I started to feel like we reconnected, which felt great for me—because all I ever wanted my whole career after that thing happened in 2009 was for him to respect me. When someone doesn’t respect you so loudly and says you literally don’t deserve to be here—I just so badly wanted that respect from him, and I hate that about myself, that I was like, “This guy who’s antagonizing me, I just want his approval.” But that’s where I was. And so we’d go to dinner and stuff. And I was so happy, because he would say really nice things about my music. It just felt like I was healing some childhood rejection or something from when I was 19. But the 2015 VMAs come around. He’s getting the Vanguard Award. He called me up beforehand—I didn’t illegally record it, so I can’t play it for you. But he called me up, maybe a week or so before the event, and we had maybe over an hourlong conversation, and he’s like, “I really, really would like for you to present this Vanguard Award to me, this would mean so much to me,” and went into all the reasons why it means so much, because he can be so sweet. He can be the sweetest. And I was so stoked that he asked me that. And so I wrote this speech up, and then we get to the VMAs and I make this speech and he screams, “MTV got Taylor Swift up here to present me this award for ratings!” [His exact words: “You know how many times they announced Taylor was going to give me the award ’cause it got them more ratings?”] And I’m standing in the audience with my arm around his wife, and this chill ran through my body. I realized he is so two-faced. That he wants to be nice to me behind the scenes, but then he wants to look cool, get up in front of everyone and talk shit. And I was so upset. He wanted me to come talk to him after the event in his dressing room. I wouldn’t go. So then he sent this big, big thing of flowers the next day to apologize. And I was like, “You know what?

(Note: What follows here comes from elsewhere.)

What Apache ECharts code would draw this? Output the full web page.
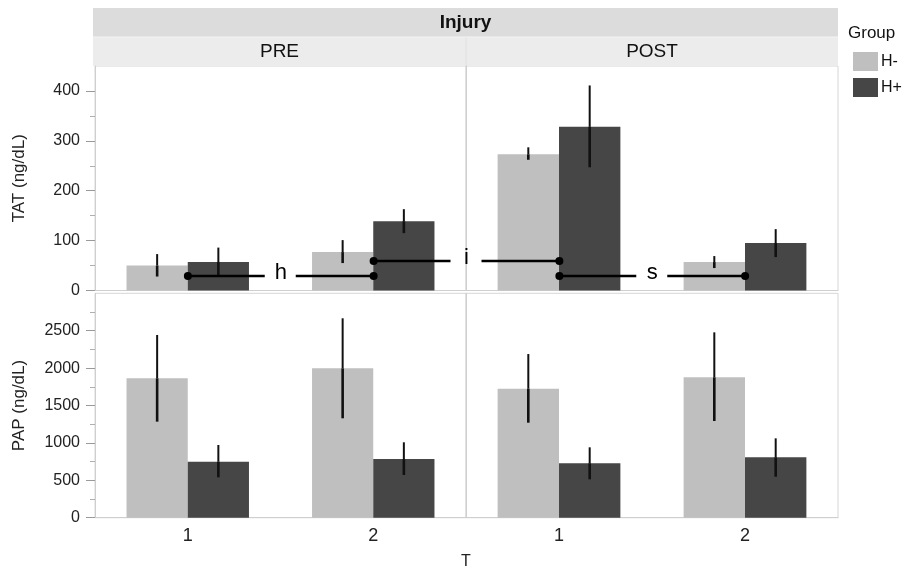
<!DOCTYPE html>
<html>
<head>
<meta charset="utf-8">
<script src="https://cdn.jsdelivr.net/npm/echarts@6/dist/echarts.min.js"></script>
<style>html,body{margin:0;padding:0;background:#fff}#c{width:910px;height:570px}</style>
</head>
<body>
<div id="c"></div>
<script>
// ---- data ----
const categories = ['1', '2'];
const injuryLevels = ['PRE', 'POST'];
const groups = ['H-', 'H+'];
const tatTicks = [0, 100, 200, 300, 400];
const tatMinorTicks = [50, 150, 250, 350];
const papTicks = [0, 500, 1000, 1500, 2000, 2500];
const papMinorTicks = [250, 750, 1250, 1750, 2250, 2750];

// TAT (ng/dL) means and error-bar ends, per T (1, 2)
const tatPreHm = [50, 77],   tatPreHmLo = [28, 55],   tatPreHmHi = [73, 101];
const tatPreHp = [57, 139],  tatPreHpLo = [29, 115],  tatPreHpHi = [86, 163];
const tatPostHm = [273, 57], tatPostHmLo = [262, 45], tatPostHmHi = [287, 69];
const tatPostHp = [328, 95], tatPostHpLo = [247, 67], tatPostHpHi = [411, 123];

// PAP (ng/dL)
const papPreHm = [1864, 1997], papPreHmLo = [1284, 1329], papPreHmHi = [2443, 2666];
const papPreHp = [749, 785],   papPreHpLo = [540, 571],   papPreHpHi = [972, 1008];
const papPostHm = [1725, 1877], papPostHmLo = [1270, 1293], papPostHmHi = [2188, 2478];
const papPostHp = [727, 807],   papPostHpLo = [513, 548],   papPostHpHi = [941, 1061];

// significance brackets across the TAT row (H+ bars), categories PRE1,PRE2,POST1,POST2
const bracketCats = ['PRE 1', 'PRE 2', 'POST 1', 'POST 2'];
const bracketFrom = [0, 1, 2];
const bracketTo = [1, 2, 3];
const bracketY = [29, 59, 29];
const bracketLabels = ['h', 'i', 's'];

// ---- chart ----
const FONT = "'Liberation Sans', Arial, Helvetica, sans-serif";
const HM = '#bfbfbf', HP = '#464646';
const chart = echarts.init(document.getElementById('c'), null, {renderer: 'canvas'});

const L = 95, MID = 466, R = 838;
const topT = 66, topH = 224.5;
const botT = 293.3, botH = 224.4;
const grids = [
  {left: L, top: topT, width: MID - L, height: topH},
  {left: MID, top: topT, width: R - MID, height: topH},
  {left: L, top: botT, width: MID - L, height: botH},
  {left: MID, top: botT, width: R - MID, height: botH},
  {left: L, top: topT, width: R - L, height: topH}
].map(g => Object.assign({show: true, borderColor: '#d6d6d6', borderWidth: 1, backgroundColor: '#fff', containLabel: false}, g));
grids[4].show = false;

function xAx(gi, showLabels) {
  return {
    type: 'category', gridIndex: gi, data: categories,
    axisLine: {show: true, lineStyle: {color: '#cfcfcf', width: 1}},
    axisTick: {show: false},
    axisLabel: {show: showLabels, fontFamily: FONT, fontSize: 18, color: '#222', margin: 9}
  };
}
function yAx(gi, max, ticks, showLabels, name) {
  return {
    type: 'value', gridIndex: gi, min: 0, max: max,
    name: name, nameLocation: 'middle', nameGap: 67,
    nameTextStyle: {fontFamily: FONT, fontSize: 17, color: '#222'},
    axisLine: {show: true, lineStyle: {color: '#cfcfcf'}},
    axisTick: {show: showLabels, length: 9, customValues: ticks, lineStyle: {color: '#9a9a9a'}},
    splitLine: {show: false},
    axisLabel: {show: showLabels, customValues: ticks, fontFamily: FONT, fontSize: 16, color: '#222', margin: 15,
      formatter: v => String(v)}
  };
}
function minorAx(gi, max, ticks) {
  return {
    type: 'value', gridIndex: gi, min: 0, max: max, position: 'left',
    axisLine: {show: false}, splitLine: {show: false}, axisLabel: {show: false},
    axisTick: {show: true, length: 5, customValues: ticks, lineStyle: {color: '#b0b0b0'}}
  };
}

const xAxis = [xAx(0, false), xAx(1, false), xAx(2, true), xAx(3, true),
  {type: 'category', gridIndex: 4, data: bracketCats, show: false}];
const yAxis = [yAx(0, 450, tatTicks, true, 'TAT (ng/dL)'), yAx(1, 450, tatTicks, false, ''),
  yAx(2, 3000, papTicks, true, 'PAP (ng/dL)'), yAx(3, 3000, papTicks, false, ''),
  {type: 'value', gridIndex: 4, min: 0, max: 450, show: false},
  minorAx(0, 450, tatMinorTicks), minorAx(2, 3000, papMinorTicks)];

function errRender(params, api) {
  const idx = api.value(0), mean = api.value(1), lo = api.value(2), hi = api.value(3), g = api.value(4);
  const band = api.size([1, 0])[0];
  const bw = band * 0.33;
  const cx = api.coord([idx, 0])[0] + (g === 0 ? -0.5 : 0.5) * bw;
  const yHi = api.coord([idx, hi])[1], yM = api.coord([idx, mean])[1], yLo = api.coord([idx, lo])[1];
  return {type: 'group', children: [
    {type: 'line', shape: {x1: cx, y1: yHi, x2: cx, y2: yM}, style: {stroke: '#111', lineWidth: 2}},
    {type: 'line', shape: {x1: cx, y1: yM, x2: cx, y2: yLo}, style: {stroke: '#111', lineWidth: 2.6}}
  ]};
}

function facet(gi, hm, hp, hmLo, hmHi, hpLo, hpHi) {
  const errData = [];
  categories.forEach((c, i) => {
    errData.push([i, hm[i], hmLo[i], hmHi[i], 0]);
    errData.push([i, hp[i], hpLo[i], hpHi[i], 1]);
  });
  return [
    {type: 'bar', name: groups[0], xAxisIndex: gi, yAxisIndex: gi, data: hm,
     barGap: '0%', barCategoryGap: '34%', itemStyle: {color: HM}, silent: true},
    {type: 'bar', name: groups[1], xAxisIndex: gi, yAxisIndex: gi, data: hp,
     barGap: '0%', barCategoryGap: '34%', itemStyle: {color: HP}, silent: true},
    {type: 'custom', xAxisIndex: gi, yAxisIndex: gi, data: errData, renderItem: errRender,
     encode: {x: 0, y: 1}, z: 5, clip: false, silent: true}
  ];
}

const bracketData = bracketFrom.map((f, i) => [f, bracketTo[i], bracketY[i]]);
const bracketSeries = {
  type: 'custom', xAxisIndex: 4, yAxisIndex: 4, data: bracketData, z: 10, clip: false, silent: true,
  encode: {x: 0, y: 2},
  renderItem: function (params, api) {
    const p1 = api.coord([api.value(0), api.value(2)]);
    const p2 = api.coord([api.value(1), api.value(2)]);
    const mid = (p1[0] + p2[0]) / 2, y = p1[1];
    const st = {stroke: '#000', lineWidth: 2.4};
    return {type: 'group', children: [
      {type: 'line', shape: {x1: p1[0], y1: y, x2: mid - 16, y2: y}, style: st},
      {type: 'line', shape: {x1: mid + 15, y1: y, x2: p2[0], y2: y}, style: st},
      {type: 'circle', shape: {cx: p1[0], cy: y, r: 4}, style: {fill: '#000'}},
      {type: 'circle', shape: {cx: p2[0], cy: y, r: 4}, style: {fill: '#000'}},
      {type: 'text', x: mid, y: y - 3, style: {text: bracketLabels[params.dataIndex], fontFamily: FONT,
        fontSize: 22, fill: '#000', align: 'center', verticalAlign: 'middle'}}
    ]};
  }
};

const series = [].concat(
  facet(0, tatPreHm, tatPreHp, tatPreHmLo, tatPreHmHi, tatPreHpLo, tatPreHpHi),
  facet(1, tatPostHm, tatPostHp, tatPostHmLo, tatPostHmHi, tatPostHpLo, tatPostHpHi),
  facet(2, papPreHm, papPreHp, papPreHmLo, papPreHmHi, papPreHpLo, papPreHpHi),
  facet(3, papPostHm, papPostHp, papPostHmLo, papPostHmHi, papPostHpLo, papPostHpHi),
  [bracketSeries]
);

const graphic = [
  {type: 'rect', shape: {x: 93, y: 8, width: R - 93, height: 29}, style: {fill: '#dcdcdc'}, silent: true},
  {type: 'rect', shape: {x: 93, y: 37, width: MID - 93, height: 29}, style: {fill: '#ececec'}, silent: true},
  {type: 'rect', shape: {x: MID, y: 37, width: R - MID, height: 29}, style: {fill: '#ececec'}, silent: true},
  {type: 'line', shape: {x1: MID, y1: 37, x2: MID, y2: 66}, style: {stroke: '#e0e0e0', lineWidth: 1}, silent: true},
  {type: 'line', shape: {x1: 93, y1: 37, x2: R, y2: 37}, style: {stroke: '#f4f4f4', lineWidth: 1}, silent: true},
  {type: 'text', x: (93 + R) / 2, y: 23, style: {text: 'Injury', fontFamily: FONT, fontSize: 19, fontWeight: 'bold',
    fill: '#111', align: 'center', verticalAlign: 'middle'}, silent: true},
  {type: 'text', x: (93 + MID) / 2, y: 52, style: {text: injuryLevels[0], fontFamily: FONT, fontSize: 19,
    fill: '#111', align: 'center', verticalAlign: 'middle'}, silent: true},
  {type: 'text', x: (MID + R) / 2, y: 52, style: {text: injuryLevels[1], fontFamily: FONT, fontSize: 19,
    fill: '#111', align: 'center', verticalAlign: 'middle'}, silent: true},
  {type: 'text', x: MID, y: 562, style: {text: 'T', fontFamily: FONT, fontSize: 16,
    fill: '#222', align: 'center', verticalAlign: 'middle'}, silent: true},
  {type: 'text', x: 848, y: 33, style: {text: 'Group', fontFamily: FONT, fontSize: 17,
    fill: '#111', align: 'left', verticalAlign: 'middle'}, silent: true}
];

chart.setOption({
  animation: false,
  backgroundColor: '#fff',
  grid: grids,
  xAxis: xAxis,
  yAxis: yAxis,
  legend: {
    data: groups, orient: 'vertical', left: 853, top: 52, itemWidth: 25, itemHeight: 19, itemGap: 7,
    icon: 'rect', padding: 0, selectedMode: false,
    textStyle: {fontFamily: FONT, fontSize: 16, color: '#111', padding: [0, 0, 0, -2]}
  },
  graphic: graphic,
  series: series
});
</script>
</body>
</html>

I really don’t want us to be on bad terms again.”
Swift goes on to say she was genuinely touched when West called to clear the first of the two lines about her. Then the song came out, and the second line apparently soured the relationship for good.
Swift—whose latest album, the far-more-stripped-down Lover, came out last month—didn’t just talk about West in the interview, instead dipping into all of the various public indignities that led her, in 2016, to somehow transform into the 26-year-old evil stepmother of the pop music world. That includes her then-reluctance to openly discuss politics and her worry that, given how many people were telling her, every day, that they hated her, adding her political voice to an issue might only make it worse. (“It’s a very powerful thing when you legitimately feel like numbers have proven that pretty much everyone hates you. Like, quantifiably. That’s not me being dramatic.”) She also discussed her anger at former label owner Scott Borchetta, who sold off the rights to her first six albums to enemy Scooter Braun, referring to it as going from “feeling like you’re being looked at as a daughter to this grotesque feeling of ‘Oh, I was actually his prized calf that he was fattening up to sell to the slaughterhouse that would pay the most.’” (Swift did not declare whether or not she was being dramatic here.)
She also talked about Game Of Thrones and Fall Out Boy, because even though she sometimes gives off the impression of being some sort of ageless, unkillable icon of Modern American Pop, Taylor Swift is also a person who is 29. (For the record, she seems to have thought the finale was about as it good as it could be, all things considered, and, to the surprise of literally no one, identifies with Daenerys most of all.)